According to the Financial Times, Shein's profit dropped 40% in 2024, and missed it's own revenue targets by $7 billion. They have lost an IPO in both the US and the UK. It's the fact that they walked away from both these countries over transparency issues. Rumours are they are looking to Hong Kong next, after China also said they weren't keen. Some reasons have been listed as keeping out foreign influence over data and supply chains. But not exactly the radical transparency Everlane claimed. 

 

Because Everlane is a private company, the turnover has not been reported. I asked ChatGPT twice, first answer I got was a $150 million higher than second at between $160-220 million. So, who the f*ck knows!

 

But if you want to raise your turnover by a billion, buying 4 brands for 40% of that outlay does make the business look more successful. It's the go-to solution for growing your turnover. It's why Wiggle purchased Chain Reaction Cycles. They needed to go from a £500BN company to a £750BN one in order for the owners, Bridgepoint, to make a sale. Even if that sale did result in the most dramatic insolvency in history, laid on a backdrop of corruption that spread across the EU.

 

Let's think about ASOS's purchase of Topshop for £265million in 2021. Saving the brand from liquidation. To only have the label's perceived value rescue ASOS from a Mike Ashley hostile take over a couple of years later by selling 75% (for £135 million) of the brand to the Bestseller founder. Some of that original purchase price went to loan repayments. Including £50 million to Philip Green himself (because he needed that). Whereas unsecured creditors did not see a penny. Including landlords and HMRC.

 

While we may sit around and say that a $90m debt is a lot for a brand with a turnover of £200m (ish). The majority owners of Everlane (pre Shein sale), manage equity capital of £39BN. So that Everlane debt is not quite what you'd be splitting hairs over.
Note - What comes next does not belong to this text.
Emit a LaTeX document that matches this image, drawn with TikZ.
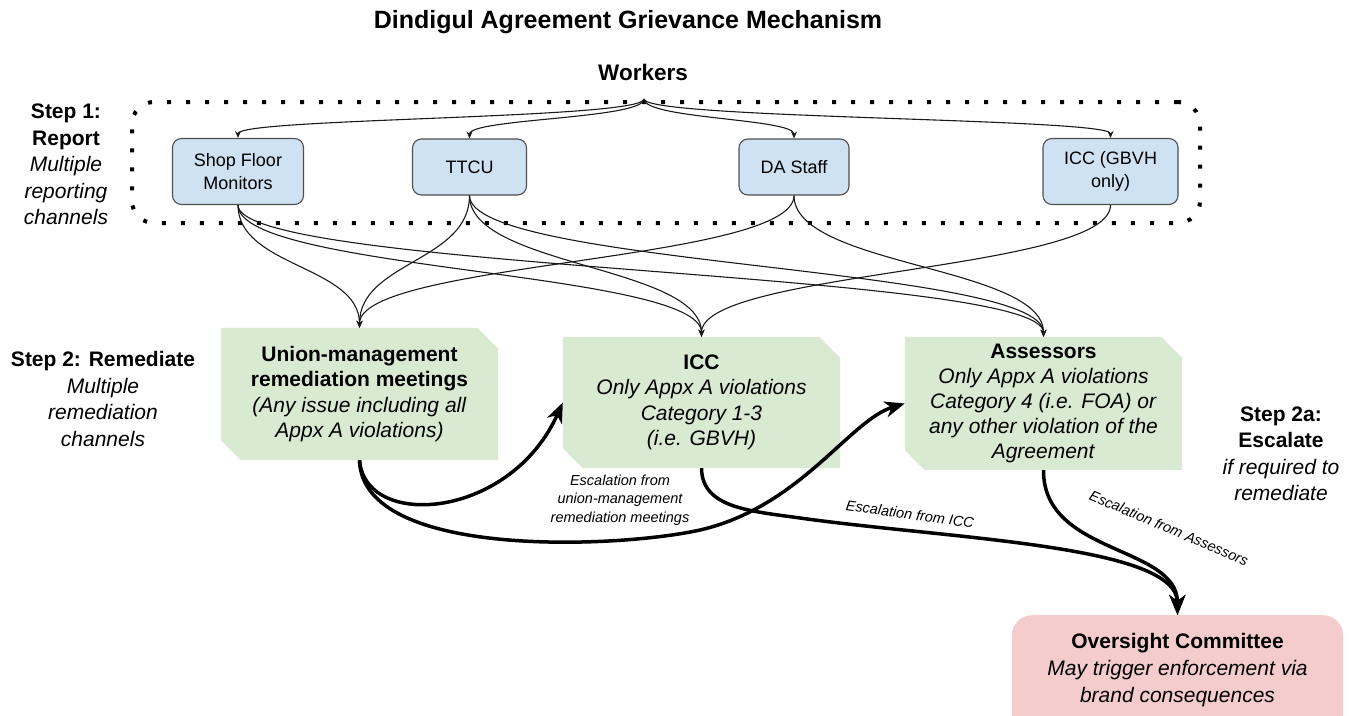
\documentclass[tikz,border=0pt]{standalone}
\usepackage{fontspec}
\setmainfont{Liberation Sans}
\usetikzlibrary{arrows.meta,backgrounds}
\definecolor{chblue}{HTML}{CFE2F3}
\definecolor{chborder}{HTML}{505050}
\definecolor{remgreen}{HTML}{D9EAD3}
\definecolor{ovpink}{HTML}{F4CCCC}
\definecolor{ink}{HTML}{1A1A1A}
\newcommand\myfs[2]{\fontsize{#1}{#2}\selectfont}
\begin{document}
\begin{tikzpicture}[x=1pt,y=-1pt,
  chan/.style={draw=chborder, fill=chblue, rounded corners=9pt, line width=1.1pt, align=center, inner sep=0pt, font=\myfs{18}{23}},
  rem/.style={inner sep=0pt, align=center, font=\myfs{21}{25.5}},
  steplbl/.style={align=center, inner sep=0pt, font=\myfs{21}{26.5}},
  esclbl/.style={align=center, inner sep=0pt, font=\itshape\myfs{14.5}{18.5}},
  dotbox/.style={draw=black, line width=4pt, dash pattern=on 4pt off 15pt, rounded corners=22pt, inner sep=0pt},
  feed/.style={draw=ink, line width=1.1pt, -{Stealth[length=7pt,width=6pt]}},
  escal/.style={draw=black, line width=3.5pt, -{Stealth[length=20pt,width=16pt,inset=6pt]}},
  overbox/.style={fill=ovpink, rounded corners=20pt, inner sep=0pt}
]
\useasboundingbox (0,0) rectangle (1349,715);
\clip (0,0) rectangle (1349,715);

% titles
\node[font=\bfseries\myfs{25}{28}] (title) at (628,22) {Dindigul Agreement Grievance Mechanism};
\node[font=\bfseries\myfs{22.5}{26}] (workers) at (643,72) {Workers};
\coordinate (wk) at (644,99);

% step 1 frame
\node[dotbox, minimum width=1068, minimum height=121] (rbox) at (666,162.5) {};

% step labels
\node[steplbl] (s1) at (66,164.5) {\textbf{Step 1:}\\\textbf{Report}\\\textit{Multiple}\\\textit{reporting}\\\textit{channels}};
\node[steplbl] (s2) at (103,399) {\textbf{Step 2: Remediate}\\\textit{Multiple}\\\textit{remediation}\\\textit{channels}};
\node[steplbl] (s2a) at (1281,454) {\textbf{Step 2a:}\\\textbf{Escalate}\\\textit{if required to}\\\textit{remediate}};

% reporting channels
\node[chan, minimum width=131, minimum height=66] (sfm) at (238,171.5) {Shop Floor\\Monitors};
\node[chan, minimum width=114, minimum height=56] (ttcu) at (469.5,167) {TTCU};
\node[chan, minimum width=110, minimum height=56] (da) at (794,167) {DA Staff};
\node[chan, minimum width=135, minimum height=66] (gbvh) at (1110.5,171.5) {ICC (GBVH\\only)};

% remediation channels
\node[rem, minimum width=277, minimum height=132] (umrm) at (359.5,394) {\textbf{Union-management}\\\textbf{remediation meetings}\\\textit{(Any issue including all}\\\textit{Appx A violations)}};
\node[rem, minimum width=277, minimum height=131] (iccb) at (701.5,402.5) {\textbf{ICC}\\\textit{Only Appx A violations}\\\textit{Category 1-3}\\\textit{(i.e. GBVH)}};
\node[rem, minimum width=277, minimum height=133, font=\myfs{21}{24.8}] (ass) at (1043.5,403.5) {\textbf{Assessors}\\\textit{Only Appx A violations}\\\textit{Category 4 (i.e. FOA) or}\\\textit{any other violation of the}\\\textit{Agreement}};

\begin{scope}[on background layer]
\foreach \n in {umrm,iccb,ass}{
  \fill[remgreen] (\n.north west) -- ([xshift=-21pt]\n.north east) -- ([yshift=-21pt]\n.north east) -- (\n.south east) -- ([xshift=20pt]\n.south west) -- ([yshift=20pt]\n.south west) -- cycle;
}
\end{scope}

% oversight
\node[overbox, minimum width=331, minimum height=160, anchor=north] (over) at (1177.5,615) {};
\node[align=center, inner sep=0pt, font=\myfs{21}{27}] (overtxt) at (1177.5,670) {\textbf{Oversight Committee}\\\textit{May trigger enforcement via}\\\textit{brand consequences}};

% workers to channels
\draw[feed] (wk) .. controls +(0,20) and +(0,-20) .. (sfm.north);
\draw[feed] (wk) .. controls +(0,20) and +(0,-20) .. (ttcu.north);
\draw[feed] (wk) .. controls +(0,20) and +(0,-20) .. (da.north);
\draw[feed] (wk) .. controls +(0,20) and +(0,-20) .. (gbvh.north);

% channels to remediation
\draw[feed] (sfm.south) .. controls +(0,62) and +(0,-62) .. (umrm.north);
\draw[feed] (sfm.south) .. controls +(0,66) and +(0,-66) .. (iccb.north);
\draw[feed] (sfm.south) .. controls +(0,66) and +(0,-66) .. (ass.north);
\draw[feed] (ttcu.south) .. controls +(0,66) and +(0,-66) .. (umrm.north);
\draw[feed] (ttcu.south) .. controls +(0,71) and +(0,-71) .. (iccb.north);
\draw[feed] (ttcu.south) .. controls +(0,71) and +(0,-71) .. (ass.north);
\draw[feed] (da.south) .. controls +(0,66) and +(0,-66) .. (umrm.north);
\draw[feed] (da.south) .. controls +(0,71) and +(0,-71) .. (ass.north);
\draw[feed] (gbvh.south) .. controls +(0,66) and +(0,-66) .. (iccb.north);

% escalation
\draw[escal] (umrm.south) .. controls (365,530) and (510,520) .. (iccb.west);
\draw[escal] (umrm.south) .. controls (362,560) and (620,548) .. (700,530) .. controls (800,507) and (850,420) .. (ass.west);
\draw[escal] (iccb.south) .. controls (702,508) and (750,511) .. (800,518) .. controls (950,539) and (1177,545) .. (over.north);
\draw[escal] (ass.south) .. controls (1043,555) and (1177,545) .. (over.north);

% escalation labels
\node[esclbl] (e1) at (620,500) {Escalation from\\union-management\\remediation meetings};
\node[esclbl, rotate=-8] (e2) at (910,514) {Escalation from ICC};
\node[esclbl, rotate=-23] (e3) at (1169,528) {Escalation from Assessors};
\end{tikzpicture}
\end{document}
Especially when only $25M of debt belonged to L Catterton anyway. Even then, we don't know what has been agreed in the fine print of this sale. We don't know what debt repayments have been agreed, how much is unsecured, and whether any cash from Everlane is going to be transferred under this full ownership. 

 

We do know that the debt acquired from leasing real estate has not been transferred over to Shein, as Everlane left all retail spaces and offices prior to the buyout. 

 

Another problem that Everlane could solve for Shein is the small issues of US tariffs. For those of you not involved in the purchasing of goods manufactured in China, you may be surprised to learn that the Chinese government are subsidising tariffs through Chinese suppliers, who can land product cheaper than a US brand can. But only for brands they want to! China has invested a lot to control this access to the US market, but they can not make claims to have these tariff costs repaid. Who knows whether Shein has benefitted from this "investment in kind" from the Chinese government. But having a US based business that can make tariff claims for goods imported is certainly worth £100mil. We still have almost 3 years of Trump chaos left. 

 

I don't know the answer to why Shein bought Everlane, but its not for sustainability reasons. I do know why Everlane sold out though. Because the founder had sold to L Chatterton. And you don't get to acquire a balance sheet of $39BN by having a moral stance.